日本の軍政下、一般邦人の生活はどうだったのであろうかー。マライ半島3か所(ジョホール、マラッカ、タバー)にそれぞれ工場を持っていた小田原製紙株式会社(大蔵用紙店)の「南方事業報告書」(昭和22年5月13日製作)が当時の模様を伝えている。

(治安)

(ジョホール、ジョホール・バル)市内の治安状況は比較的良好であった。工場のあったジャラン・スクダイ(ジョホール・バル市内から約10キロ)近辺は戦前より独立共産軍の巣窟として知られ、マライ半島随一の危険区域と恐れられていた。現地人だけの警察なので警備力が弱く、まるで無警察状態で、日本人経営の一般事務所、工場、農園が集団襲撃を受け、略奪、殺人事件が頻々ととして発生した。わが工場内にも共産分子が潜入、ゼネスト決行の動きさえあった。軍当局に陳情の結果、台湾人警察官が警察分署長として赴任、警備体制は強化れたが、付近のゴム林や山中には依然共産匪賊が跋扈してあまり効果はなかった。

(マラッカ)マラッカ付近は、住民たちの性格は温厚柔順で、邦人に対する信頼感情は非常に強かった。治安状況は至って良好で、とくに当工場では包容力豊かな行森工場長の人格を反映して全従業員がよく融和、協調して生産増強に努め和気あいあいたる、その雰囲気はマライ半島随一の模範工場として自他ともに認めるところであった。

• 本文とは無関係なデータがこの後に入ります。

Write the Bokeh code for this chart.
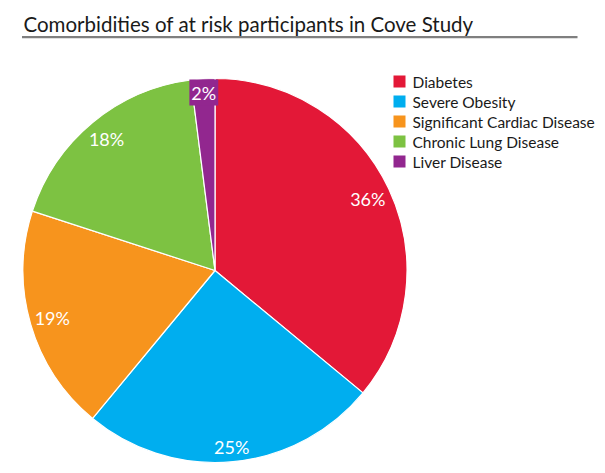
import numpy as np
from bokeh.plotting import figure
from bokeh.models import Range1d, ColumnDataSource
from bokeh.core.properties import value
from bokeh.embed import file_html
from bokeh.resources import INLINE

categories = ["Diabetes", "Severe Obesity", "Significant Cardiac Disease", "Chronic Lung Disease", "Liver Disease"]
percents = [36, 25, 19, 18, 2]
colors = ["#E31837", "#00AEEF", "#F7941D", "#7DC242", "#92278F"]
title_text = "Comorbidities of at risk participants in Cove Study"

W, H = 605, 473
FONT = "Lato"

p = figure(width=W, height=H, x_range=Range1d(0, W), y_range=Range1d(0, H),
           output_backend="svg", toolbar_location=None, min_border=0)
p.axis.visible = False
p.grid.visible = False
p.outline_line_color = None
p.background_fill_color = "white"

# pie geometry
cx, cy, R = 214.5, 203.0, 192.0
vals = np.array(percents, dtype=float)
frac = vals / vals.sum()
cum_end = np.cumsum(frac)
cum_start = cum_end - frac
start_angle = np.pi / 2 - cum_end * 2 * np.pi
end_angle = np.pi / 2 - cum_start * 2 * np.pi
mid = np.pi / 2 - (cum_start + frac / 2) * 2 * np.pi

labels = [f"{v}%" for v in percents]
# "inside end" placement: pull each label in by its box extent along the radius
hw = np.array([6.0 * len(s) - 0.5 for s in labels])
hh = 10.0
extent = hw * np.abs(np.cos(mid)) + hh * np.abs(np.sin(mid))
lr = R - 3.0 - extent

src = ColumnDataSource(dict(
    cat=categories, color=colors, start=start_angle, end=end_angle,
    lx=cx + lr * np.cos(mid), ly=cy + lr * np.sin(mid),
    lab=labels,
    bga=np.where(frac < 0.05, 1.0, 0.0),
))

p.wedge(x=cx, y=cy, radius=R, start_angle="start", end_angle="end",
        fill_color="color", line_color="white", line_width=1.2, source=src)

p.text(x="lx", y="ly", text="lab", source=src, text_color="white",
       text_font=value(FONT), text_font_size="18px", text_align="center",
       text_baseline="middle", background_fill_color="color",
       background_fill_alpha="bga", padding=2)

# title
p.text(x=[23], y=[450], text=[title_text], text_font=value(FONT),
       text_font_size="20.5px", text_color="#1a1a1a", text_baseline="alphabetic")
p.segment(x0=21.5, y0=436.3, x1=577, y1=436.3, line_color="#7f7f7f", line_width=2.2)

# legend
n = len(categories)
leg_y = 392 - 20 * np.arange(n)
leg = ColumnDataSource(dict(y=leg_y, color=colors, cat=categories))
p.rect(x=399, y="y", width=12, height=12, fill_color="color", line_color=None, source=leg)
p.text(x=412, y="y", text="cat", source=leg, text_color="#1a1a1a",
       text_font=value(FONT), text_font_size="15.5px", text_baseline="middle")

open("out.html", "w").write(file_html(p, INLINE))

(タバー)当工場の位置する付近も、当初は治安の悪い地域とされ、日本人の居住は危険区域といわれて敬遠されていた。派遣員の一部でも身辺の危険を危惧して反対意見もあった。しかし、邦人派遣員は工場内に宿泊して工場設営に邁進、付近住民の宣撫指導に努力した結果、彼らの信頼を受けた。また、警察分署が設置され治安が確保された。